Second, I am an admirer of Paul Craig Roberts' writing, and I agree with him much more often than not. Nevertheless, I consider this idea of national referenda to present several significant theoretical and practical problems. In an excerpt from Robert Higgs here, Higgs mentions the Ludlow Resolution, which was considered by Congress in the late 1930s. It "would have amended the Constitution to require approval in a national referendum before Congress could declare war, unless U.S. territory had been invaded." Needless to say, Franklin Roosevelt "vigorously opposed" it, and the resolution was defeated.

I would almost always support any mechanism that might throw a monkey-wrench into the machinations of our federal overlords, and I find a national war referendum to be an especially admirable concept. How novel it would be for the people who might actually die in a war to decide whether it should be fought. But I wonder how effective such a referendum might be in today's culture, given the relentless dumbing down of Americans generally and the incessant propaganda that sweeps over us hourly. If the information here is accurate, a majority of Americans would probably have approved the Iraq invasion in early 2003 -- just as I think a majority of Americans might well approve an attack on Iran, in light of the repeated demonization of that country by our government and media. The latter point would be doubly true in the event of a Gulf of Tonkin-style incident, an occurrence far from unimaginable in the current circumstances.

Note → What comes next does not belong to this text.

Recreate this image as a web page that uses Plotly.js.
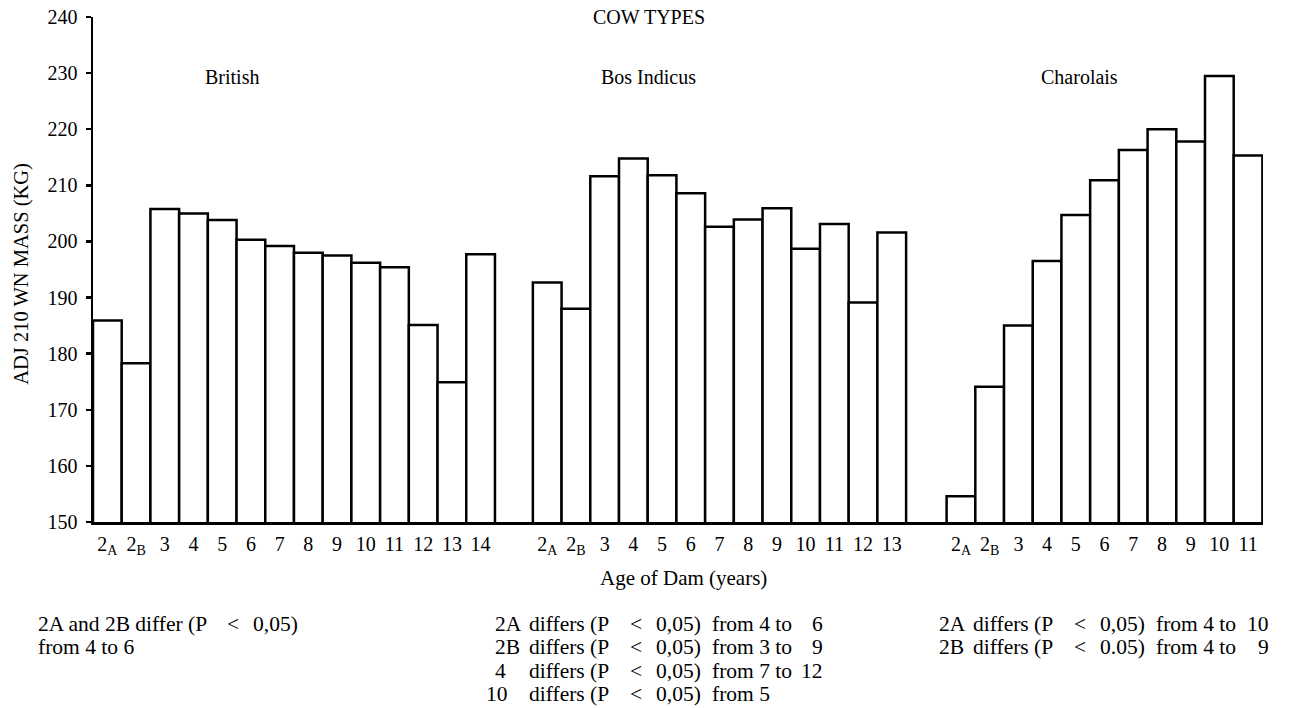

But a national referendum on a subject such as going to war is enormously different from "votes of confidence" about particular national leaders. For the reasons indicated above, I think it very likely that votes of confidence would quickly be manipulated and used by the worst kind of political con men (and women) and opportunists. I continue to think that national votes of confidence of this kind would represent an unwise precedent, one easily corrupted and possibly dangerously destabilizing.